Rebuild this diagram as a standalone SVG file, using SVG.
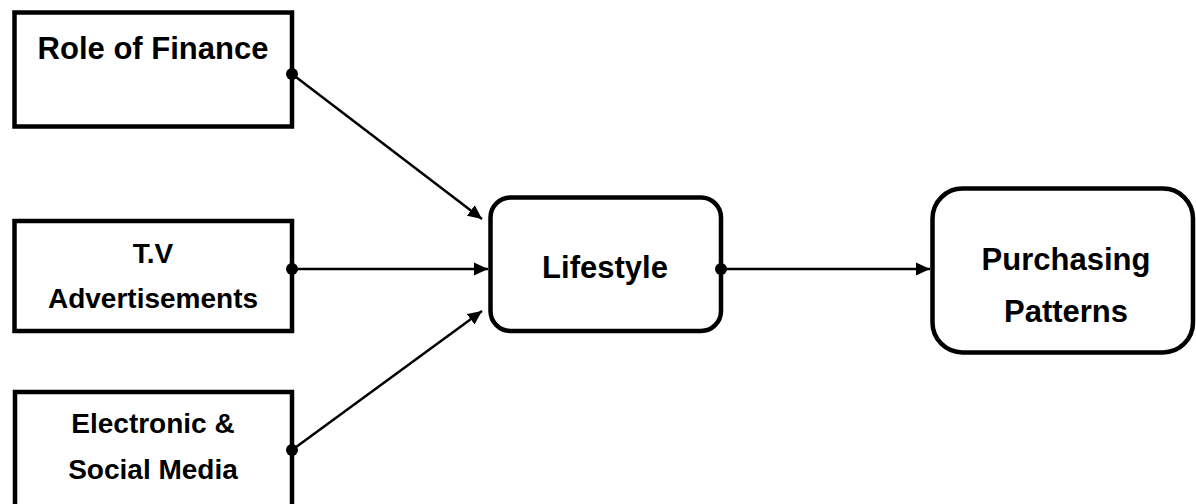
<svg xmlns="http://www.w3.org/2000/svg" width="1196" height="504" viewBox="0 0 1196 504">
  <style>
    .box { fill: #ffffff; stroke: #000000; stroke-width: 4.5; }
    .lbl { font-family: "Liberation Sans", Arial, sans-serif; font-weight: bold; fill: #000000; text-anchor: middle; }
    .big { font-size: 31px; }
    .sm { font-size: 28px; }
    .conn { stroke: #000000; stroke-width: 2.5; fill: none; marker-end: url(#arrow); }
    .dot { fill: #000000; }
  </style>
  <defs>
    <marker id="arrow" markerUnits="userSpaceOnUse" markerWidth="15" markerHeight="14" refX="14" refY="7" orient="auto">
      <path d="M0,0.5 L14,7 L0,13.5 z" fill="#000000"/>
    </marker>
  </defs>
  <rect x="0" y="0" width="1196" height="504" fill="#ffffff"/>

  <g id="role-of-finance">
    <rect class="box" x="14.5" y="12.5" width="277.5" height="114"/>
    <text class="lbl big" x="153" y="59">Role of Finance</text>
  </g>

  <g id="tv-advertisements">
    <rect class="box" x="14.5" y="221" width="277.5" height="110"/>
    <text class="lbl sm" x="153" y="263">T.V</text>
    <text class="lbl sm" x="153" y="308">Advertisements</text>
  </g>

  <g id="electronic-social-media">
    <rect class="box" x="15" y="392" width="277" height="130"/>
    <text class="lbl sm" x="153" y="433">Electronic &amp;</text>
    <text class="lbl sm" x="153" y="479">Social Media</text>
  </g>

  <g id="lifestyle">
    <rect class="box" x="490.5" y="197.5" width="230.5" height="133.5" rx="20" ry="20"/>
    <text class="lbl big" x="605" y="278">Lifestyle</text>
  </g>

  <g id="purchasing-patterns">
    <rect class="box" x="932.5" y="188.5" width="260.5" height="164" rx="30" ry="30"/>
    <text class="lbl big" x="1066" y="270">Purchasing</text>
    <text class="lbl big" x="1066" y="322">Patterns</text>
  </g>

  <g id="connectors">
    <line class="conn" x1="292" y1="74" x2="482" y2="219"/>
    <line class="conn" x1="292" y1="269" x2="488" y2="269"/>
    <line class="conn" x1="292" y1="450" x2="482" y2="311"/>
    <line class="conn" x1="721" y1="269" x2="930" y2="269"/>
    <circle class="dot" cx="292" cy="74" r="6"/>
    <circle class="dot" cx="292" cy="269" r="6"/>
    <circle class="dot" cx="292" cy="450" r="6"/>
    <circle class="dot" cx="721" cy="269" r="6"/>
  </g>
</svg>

——

Short exercise:
Using the data above, print every line exactly, omitting pictures.

The output:
Rebuild this diagram as a standalone SVG file, using SVG.
<svg xmlns="http://www.w3.org/2000/svg" width="1196" height="504" viewBox="0 0 1196 504">
  <style>
    .box { fill: #ffffff; stroke: #000000; stroke-width: 4.5; }
    .lbl { font-family: "Liberation Sans", Arial, sans-serif; font-weight: bold; fill: #000000; text-anchor: middle; }
    .big { font-size: 31px; }
    .sm { font-size: 28px; }
    .conn { stroke: #000000; stroke-width: 2.5; fill: none; marker-end: url(#arrow); }
    .dot { fill: #000000; }
  </style>
  <defs>
    <marker id="arrow" markerUnits="userSpaceOnUse" markerWidth="15" markerHeight="14" refX="14" refY="7" orient="auto">
      <path d="M0,0.5 L14,7 L0,13.5 z" fill="#000000"/>
    </marker>
  </defs>
  <rect x="0" y="0" width="1196" height="504" fill="#ffffff"/>

  <g id="role-of-finance">
    <rect class="box" x="14.5" y="12.5" width="277.5" height="114"/>
    <text class="lbl big" x="153" y="59">Role of Finance</text>
  </g>

  <g id="tv-advertisements">
    <rect class="box" x="14.5" y="221" width="277.5" height="110"/>
    <text class="lbl sm" x="153" y="263">T.V</text>
    <text class="lbl sm" x="153" y="308">Advertisements</text>
  </g>

  <g id="electronic-social-media">
    <rect class="box" x="15" y="392" width="277" height="130"/>
    <text class="lbl sm" x="153" y="433">Electronic &amp;</text>
    <text class="lbl sm" x="153" y="479">Social Media</text>
  </g>

  <g id="lifestyle">
    <rect class="box" x="490.5" y="197.5" width="230.5" height="133.5" rx="20" ry="20"/>
    <text class="lbl big" x="605" y="278">Lifestyle</text>
  </g>

  <g id="purchasing-patterns">
    <rect class="box" x="932.5" y="188.5" width="260.5" height="164" rx="30" ry="30"/>
    <text class="lbl big" x="1066" y="270">Purchasing</text>
    <text class="lbl big" x="1066" y="322">Patterns</text>
  </g>

  <g id="connectors">
    <line class="conn" x1="292" y1="74" x2="482" y2="219"/>
    <line class="conn" x1="292" y1="269" x2="488" y2="269"/>
    <line class="conn" x1="292" y1="450" x2="482" y2="311"/>
    <line class="conn" x1="721" y1="269" x2="930" y2="269"/>
    <circle class="dot" cx="292" cy="74" r="6"/>
    <circle class="dot" cx="292" cy="269" r="6"/>
    <circle class="dot" cx="292" cy="450" r="6"/>
    <circle class="dot" cx="721" cy="269" r="6"/>
  </g>
</svg>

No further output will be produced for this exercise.